The Philippine Tobacco Institute (PTI) says pausing excise tax hikes can stabilize cigarette prices and curb demand for smuggled goods. Photo credit: Kguirnela, CC3.0.
The Philippine Tobacco Institute (PTI) proposed a series of measures to combat the illicit tobacco trade, including a pause on raising tobacco excise taxes, highlighting illicit trade’s detrimental impact on tobacco farmers and government revenue.
Speaking at a public hearing of the Senate Committee on Ways and Means, PTI president Jericho Nograles referenced Euromonitor data estimating that illicit tobacco products could make up 19% of the domestic market in 2025. He pointed out that Mindanao is particularly affected, with illicit cigarettes comprising 51% of sales in the region, and some areas experiencing rates exceeding 90%.

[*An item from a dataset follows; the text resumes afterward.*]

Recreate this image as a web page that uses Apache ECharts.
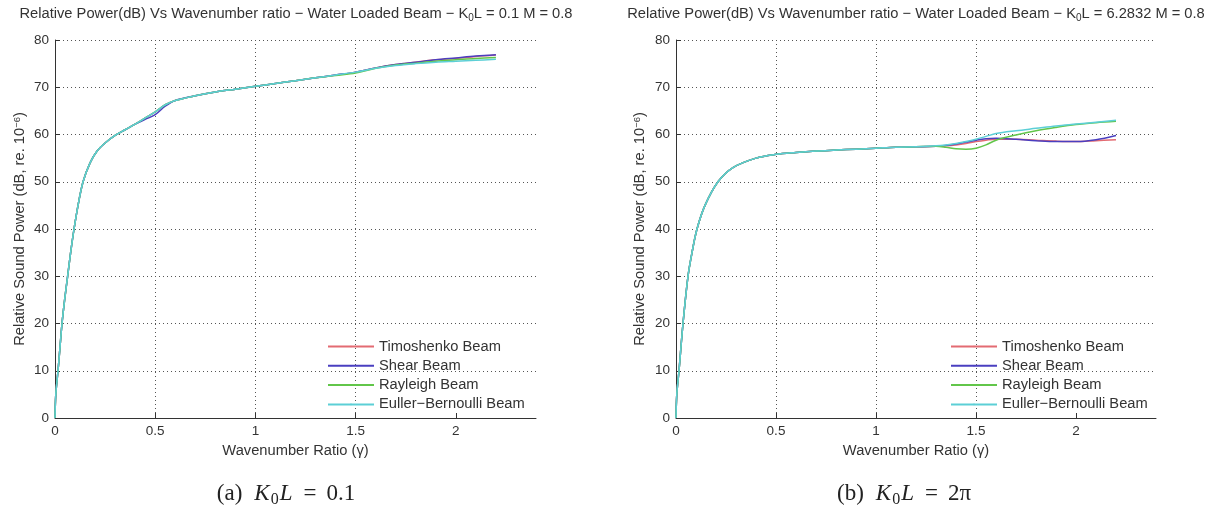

“By pausing the annual excise tax increases, the prices of legitimate products such as cigarettes can stabilize and decrease the incentive for consumers to purchase illicit smuggled products,” Nograles said. “The second reason is the moratorium period can also strengthen enforcement measures against illicit trade.”
In the Philippines, an excise tax of PHP60 (US$1.06) is imposed on a pack of 20 cigarettes, while vape products are taxed at PHP54.60 (US$0.96) per milliliter for salt nicotine and PHP63 (US$1.12) per 10 milliliters for classic nicotine. These rates are in accordance with the excise tax schedule set by the Bureau of Customs for 2024.
Nograles also referenced Singapore's implementation of a similar moratorium, which he claimed ultimately led to an increase in tax revenue.
Additionally, PTI is urging the government to review the tax system and establish a single excise tax rate for all vapor products to streamline collection and enforcement, he added.
“Illicit tobacco trade created imbalanced and inequitable conditions against the legitimate tobacco industry,” Nograles said. “The tobacco industry is happy to pay taxes so long as the illicit trade is kept at bay, as it undermines so many other government efforts.”